RAW DATA

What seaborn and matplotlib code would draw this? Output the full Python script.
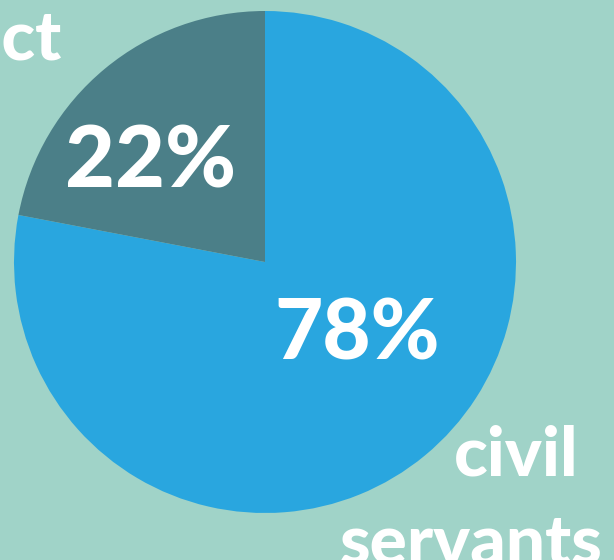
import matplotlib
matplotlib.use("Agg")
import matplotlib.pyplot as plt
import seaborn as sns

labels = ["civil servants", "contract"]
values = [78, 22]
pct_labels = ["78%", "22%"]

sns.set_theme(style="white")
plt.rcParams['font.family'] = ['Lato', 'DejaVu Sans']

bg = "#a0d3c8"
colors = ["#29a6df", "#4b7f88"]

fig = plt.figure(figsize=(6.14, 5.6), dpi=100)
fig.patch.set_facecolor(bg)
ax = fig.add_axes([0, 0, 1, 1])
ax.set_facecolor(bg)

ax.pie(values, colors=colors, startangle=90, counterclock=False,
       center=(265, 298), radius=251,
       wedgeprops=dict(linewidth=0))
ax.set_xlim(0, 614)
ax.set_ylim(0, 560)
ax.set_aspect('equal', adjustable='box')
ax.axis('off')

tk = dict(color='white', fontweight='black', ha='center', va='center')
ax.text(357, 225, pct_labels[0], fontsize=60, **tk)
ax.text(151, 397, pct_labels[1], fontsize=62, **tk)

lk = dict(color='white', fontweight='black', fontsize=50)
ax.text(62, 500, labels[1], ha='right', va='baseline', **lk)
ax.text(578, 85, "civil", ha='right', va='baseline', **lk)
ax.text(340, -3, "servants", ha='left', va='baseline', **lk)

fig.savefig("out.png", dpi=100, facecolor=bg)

REQUIRED WORK
Drop the images and repeat the data exactly.

SOLUTION
What seaborn and matplotlib code would draw this? Output the full Python script.
import matplotlib
matplotlib.use("Agg")
import matplotlib.pyplot as plt
import seaborn as sns

labels = ["civil servants", "contract"]
values = [78, 22]
pct_labels = ["78%", "22%"]

sns.set_theme(style="white")
plt.rcParams['font.family'] = ['Lato', 'DejaVu Sans']

bg = "#a0d3c8"
colors = ["#29a6df", "#4b7f88"]

fig = plt.figure(figsize=(6.14, 5.6), dpi=100)
fig.patch.set_facecolor(bg)
ax = fig.add_axes([0, 0, 1, 1])
ax.set_facecolor(bg)

ax.pie(values, colors=colors, startangle=90, counterclock=False,
       center=(265, 298), radius=251,
       wedgeprops=dict(linewidth=0))
ax.set_xlim(0, 614)
ax.set_ylim(0, 560)
ax.set_aspect('equal', adjustable='box')
ax.axis('off')

tk = dict(color='white', fontweight='black', ha='center', va='center')
ax.text(357, 225, pct_labels[0], fontsize=60, **tk)
ax.text(151, 397, pct_labels[1], fontsize=62, **tk)

lk = dict(color='white', fontweight='black', fontsize=50)
ax.text(62, 500, labels[1], ha='right', va='baseline', **lk)
ax.text(578, 85, "civil", ha='right', va='baseline', **lk)
ax.text(340, -3, "servants", ha='left', va='baseline', **lk)

fig.savefig("out.png", dpi=100, facecolor=bg)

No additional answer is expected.